Getting UTF-8 and MySQL to work with ColdFusion 9 ORM

A question I've seen show up quite often in Hibernate forums is 'How do
I get Hibernate to generate UTF-8 Compliant Tables and/or columns when
it generates my database tables when using mySQL?'

It's
actually, quite easy to do, but often (myself included), people end up
looking deep into Hibernate for some mysterious setting.

In
reality, it's just a question of setting up your database correctly. 
The first thing you need to do is set your database to use UTF-8
character coding as its default, like so, when creating it:


create database my_new_database default CHARACTER SET = utf8 default COLLATE = utf8_general_ci;


This will ensure all tables that are created by ColdFusion's ORM are created with a UTF-8 character set.

That being said, I have seen issues when data is being sent up to MySQL in UTF-8 form getting corrupted.  To ensure the database drivers use the correct character set as well we add useUnicode=true&characterEncoding=UTF-8 to our MySQL connection string in the ColdFusion Admin under the datasource's Advanced Settings.

There you go! UTF-8 support in mySQL with ColdFusion ORM!

Leave a Comment

Comments

  • Paul | August 26, 2009

    …and of course make sure the version of mySQL actually supports unicode (i think 4 & above??).

    what about sql server?

  • Ben Nadel | August 29, 2009

    Mark, good tip. I had a beast of a time trying to get UTF to work on one database (outside of an ORM setup). Had to eventually bring Oguz in to help out, which he did masterfully. It all came down to default collation.

  • Christian St.Germain | May 8, 2010

    I have developed an application with CF8 and MySQL 5. Some of the data fields are encrypted using the MySQL AES_ENCRYPT function for INSERT and UPDATE and the AES_DECRYPT function for SELECT.

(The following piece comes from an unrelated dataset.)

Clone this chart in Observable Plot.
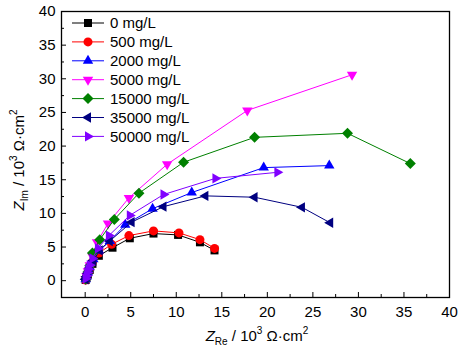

    Queries (and dumps) all run fine with either SQL statements alone or with cfc and cfm scripts. With CF9 however, the encrypted fields are returned as binary even though the SQL statements themselves all run fine. I can overcome this be recoding he relevant cfm using CharsetEncode(datafield, "utf-8") but this results in an error when used with CF8. Any thoughts or suggestions would be greatly appreciated.